# From today



## zombiesniper (Jun 20, 2020)

Golden Winged Warbler by Trevor Baldwin, on Flickr




Indego Bunting by Trevor Baldwin, on Flickr


----------



## Jeff G (Jun 20, 2020)

Very nice, a little disappointed that you didn't  get a red bird too,  representing all the primary colors is important!


----------



## zombiesniper (Jun 20, 2020)

Thank you.

I'll do better next time.


----------



## Dean_Gretsch (Jun 21, 2020)

Those are both great sightings. I only remember seeing an Indigo maybe a couple times.


----------



## zombiesniper (Jun 21, 2020)

Thank you.


----------



## Jeff15 (Jun 21, 2020)

Good set......


----------



## PJM (Jun 21, 2020)

Nice.  I like the composition in #1


----------



## K9Kirk (Jun 21, 2020)

What's this?! Where's my snowy owls? lol! Just kidding, those are some fine pics.


----------



## pjaye (Jun 21, 2020)

Gorgeous. I'm really hoping to find a bunting one day.


----------



## zombiesniper (Jun 21, 2020)

Thank you.




pjaye said:


> Gorgeous. I'm really hoping to find a bunting one day.
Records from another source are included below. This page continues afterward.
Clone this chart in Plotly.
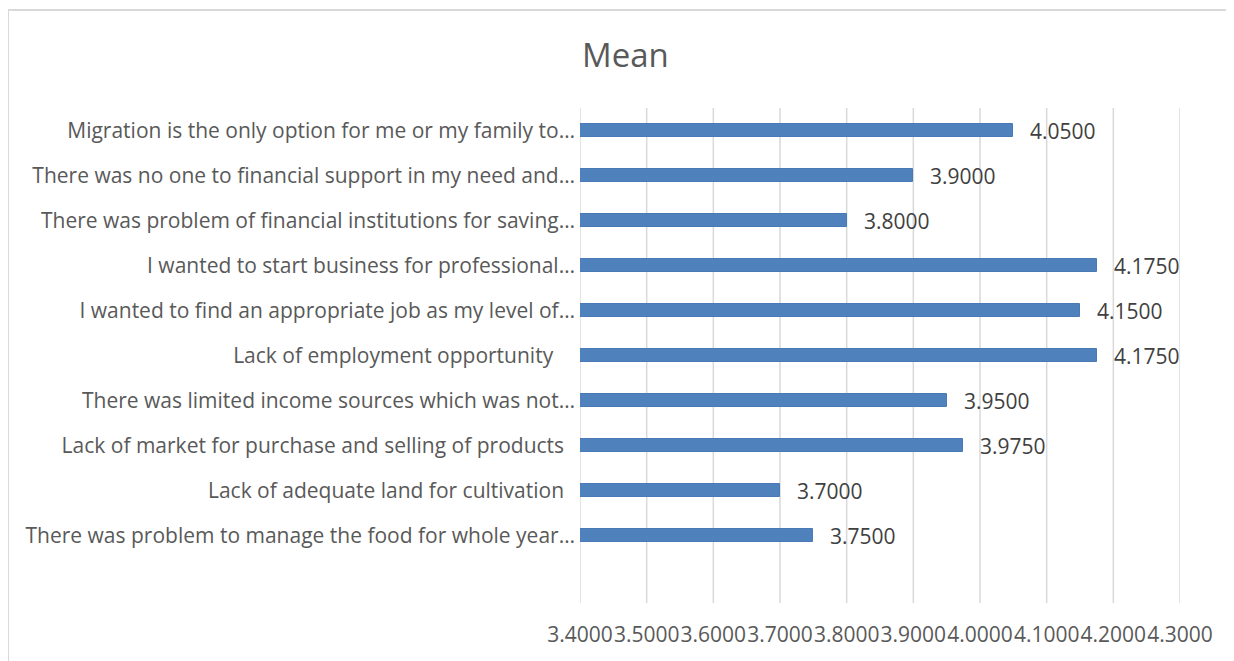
import plotly.graph_objects as go

categories = [
    "There was problem to manage the food for whole year…",
    "Lack of adequate land for cultivation\u00a0\u00a0",
    "Lack of market for purchase and selling of products\u00a0\u00a0",
    "There was limited income sources which was not…",
    "Lack of employment opportunity\u00a0\u00a0\u00a0\u00a0",
    "I wanted to find an appropriate job as my level of…",
    "I wanted to start business for professional…",
    "There was problem of financial institutions for saving…",
    "There was no one to financial support in my need and…",
    "Migration is the only option for me or my family to…",
]
means = [3.75, 3.70, 3.975, 3.95, 4.175, 4.15, 4.175, 3.80, 3.90, 4.05]
tick_vals = [3.4, 3.5, 3.6, 3.7, 3.8, 3.9, 4.0, 4.1, 4.2, 4.3]
tick_text = ["%.4f" % v for v in tick_vals]
title_text = "Mean"

W, H = 1234, 661
OFF = 8  # page body margin
L, R, T, B = 580 - OFF, W - (1180 - OFF), 108 - OFF, H - (603 - OFF)

FONT = "Open Sans"
GRAY = "#595959"

idx = list(range(len(categories)))

fig = go.Figure()
fig.add_trace(go.Bar(
    y=idx, x=means, orientation="h", width=0.31,
    marker=dict(color="#4f81bd", line=dict(color="#4a7ab5", width=1)),
    hoverinfo="x",
))

for i, v in zip(idx, means):
    fig.add_annotation(x=v, y=i, xref="x", yref="y", text="%.4f" % v,
                       showarrow=False, xanchor="left", xshift=15,
                       font=dict(family=FONT, size=21, color="#404040"))

# vertical gridlines at each tick (including both ends of the axis)
for tv in tick_vals:
    fig.add_shape(type="line", xref="x", yref="paper", x0=tv, x1=tv, y0=0, y1=1,
                  line=dict(color="#d9d9d9", width=1.5), layer="below")

def px_x(p):
    return (p - OFF - L) / (W - L - R)

def px_y(p):
    return 1 - (p - OFF - T) / (H - T - B)

fig.add_shape(type="rect", xref="paper", yref="paper",
              x0=px_x(8), x1=px_x(1250), y0=px_y(680), y1=px_y(10),
              line=dict(color="#d9d9d9", width=2), fillcolor="rgba(0,0,0,0)", layer="below")

fig.add_annotation(xref="paper", yref="paper", x=px_x(625), y=px_y(55),
                   text=title_text, showarrow=False, xanchor="center", yanchor="middle",
                   font=dict(family=FONT, size=33, color=GRAY))

fig.update_layout(
    width=W, height=H,
    margin=dict(l=L, r=R, t=T, b=B, autoexpand=False),
    plot_bgcolor="white", paper_bgcolor="white",
    showlegend=False, bargap=0,
    xaxis=dict(range=[3.4, 4.3], tickvals=tick_vals, ticktext=tick_text,
               showgrid=False, zeroline=False, showline=False, ticks="",
               tickangle=0,
               ticklabelstandoff=17,
               tickfont=dict(family=FONT, size=21, color=GRAY)),
    yaxis=dict(range=[-1.5, 9.5], tickvals=idx, ticktext=categories,
               showgrid=False, zeroline=False, showline=False, ticks="",
               ticklabelstandoff=4,
               tickfont=dict(family=FONT, size=21, color=GRAY)),
)

fig.write_html("out.html")
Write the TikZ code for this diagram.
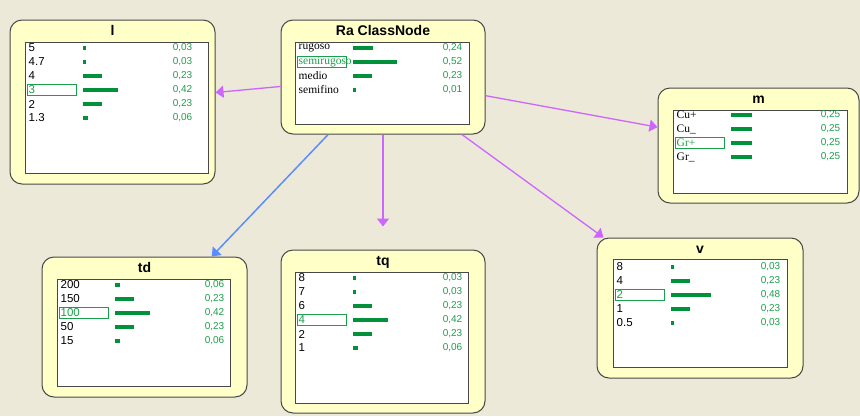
\documentclass[tikz,border=0pt]{standalone}
\usepackage{fontspec}
\setmainfont{Liberation Serif}
\setsansfont{Liberation Sans}
\usepackage{tikz}
\usetikzlibrary{calc, arrows.meta}
\definecolor{bg}{HTML}{ECE9D8}
\definecolor{nodefill}{HTML}{FFFFC8}
\definecolor{framegray}{HTML}{484848}
\definecolor{bargreen}{HTML}{00913A}
\definecolor{valgreen}{HTML}{1AA04A}
\definecolor{linkpurple}{HTML}{CC66FF}
\definecolor{linkblue}{HTML}{5C8DFF}
\pgfkeys{/pgf/number format/.cd, fixed, fixed zerofill, precision=2, use comma, assume math mode=true}
\tikzset{
  bnode/.style={draw=framegray, fill=nodefill, line width=1pt, rounded corners=12pt, inner sep=0pt},
  pane/.style={draw=framegray, fill=white, line width=1pt, inner sep=0pt},
  btitle/.style={anchor=base, inner sep=0pt, font=\sffamily\bfseries\fontsize{14}{14}\selectfont},
  statelab/.style={anchor=west, inner sep=0pt, font=\sffamily\fontsize{11.5}{11.5}\selectfont},
  serif/.style={font=\rmfamily\fontsize{11.5}{11.5}\selectfont},
  probval/.style={anchor=east, inner sep=0pt, text=valgreen, font=\sffamily\fontsize{10}{10}\selectfont},
  probbar/.style={fill=bargreen},
  selbox/.style={draw=valgreen, line width=0.8pt},
  link/.style={draw=linkpurple, line width=1.3pt, -{Triangle[length=8pt,width=12pt]}},
  blue link/.style={draw=linkblue, line width=1.5pt}}
% states of one node: pane, first row offset, label/prob/selected
\newcommand\drawstates[4][]{%
  \foreach \lab/\p/\s [count=\i from 0] in {#4} {
    \pgfmathsetmacro\ry{#3+14*\i}
    \ifnum\s=1
      \draw[selbox] ($(#2.north west)+(3,\ry-5.5)$) rectangle ++(49,11);
      \node[statelab,#1,text=valgreen] at ($(#2.north west)+(4,\ry)$) {\lab};
    \else
      \node[statelab,#1] at ($(#2.north west)+(4,\ry)$) {\lab};
    \fi
    \fill[probbar] ($(#2.north west)+(58,\ry-2)$) rectangle ++({max(3,85*\p)},4);
    \node[probval] at ($(#2.north west)+(168,\ry)$) {\pgfmathprintnumber{\p}};
  }}

\begin{document}
\begin{tikzpicture}[x=1pt, y=-1pt]
\path[use as bounding box, fill=bg] (0,0) rectangle (860,416);

% outer boxes
\node[bnode, minimum width=205pt, minimum height=164pt] (l) at (112.5,102) {};
\node[bnode, minimum width=204pt, minimum height=114pt] (ra) at (383,77) {};
\node[bnode, minimum width=201pt, minimum height=115pt] (m) at (758.5,145.5) {};
\node[bnode, minimum width=205pt, minimum height=140pt] (td) at (144.5,327) {};
\node[bnode, minimum width=204pt, minimum height=163pt] (tq) at (383,331.5) {};
\node[bnode, minimum width=206pt, minimum height=140pt] (v) at (700,308) {};

% titles
\node[btitle] (l-t) at ($(l.north)+(0,16)$) {l};
\node[btitle] (ra-t) at ($(ra.north)+(0,16)$) {Ra ClassNode};
\node[btitle] (m-t) at ($(m.north)+(0,16)$) {m};
\node[btitle] (td-t) at ($(td.north)+(0,16)$) {td};
\node[btitle] (tq-t) at ($(tq.north)+(0,16)$) {tq};
\node[btitle] (v-t) at ($(v.north)+(0,16)$) {v};

% panes
\node[pane, minimum width=183pt, minimum height=131pt] (l-p) at (116.5,107.5) {};
\node[pane, minimum width=174pt, minimum height=82pt] (ra-p) at (382,83) {};
\node[pane, minimum width=174pt, minimum height=83pt] (m-p) at (760,151.5) {};
\node[pane, minimum width=173pt, minimum height=107pt] (td-p) at (143.5,332.5) {};
\node[pane, minimum width=173pt, minimum height=131pt] (tq-p) at (381.5,337.5) {};
\node[pane, minimum width=174pt, minimum height=108pt] (v-p) at (700,313) {};

\drawstates{l-p}{6.5}{5/0.03/0, 4.7/0.03/0, 4/0.23/0, 3/0.42/1, 2/0.23/0, 1.3/0.06/0}
\drawstates[serif]{ra-p}{6.5}{rugoso/0.24/0, semirugoso/0.52/1, medio/0.23/0, semifino/0.01/0}
\drawstates[serif]{m-p}{5.5}{Cu+/0.25/0, Cu\_/0.25/0, Gr+/0.25/1, Gr\_/0.25/0}
\drawstates{td-p}{6.5}{200/0.06/0, 150/0.23/0, 100/0.42/1, 50/0.23/0, 15/0.06/0}
\drawstates{tq-p}{6.5}{8/0.03/0, 7/0.03/0, 6/0.23/0, 4/0.42/1, 2/0.23/0, 1/0.06/0}
\drawstates{v-p}{8}{8/0.03/0, 4/0.23/0, 2/0.48/1, 1/0.23/0, 0.5/0.03/0}

% links
\draw[link] (ra) -- (l);
\draw[link] (ra) -- (m);
\draw[link, blue link] (ra) -- (td);
\draw[link, shorten >=23pt] (ra) -- (tq);
\draw[link] (ra) -- (v);
\end{tikzpicture}
\end{document}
Next time you're up in the spring/summer we can get you one.


----------



## pjaye (Jun 27, 2020)

zombiesniper said:


> Thank you.
> 
> 
> 
> ...



Deal. And if you guys make it down here next May, I'll show you baby barred owls.


----------



## zombiesniper (Jun 27, 2020)

Sounds like a plan.


----------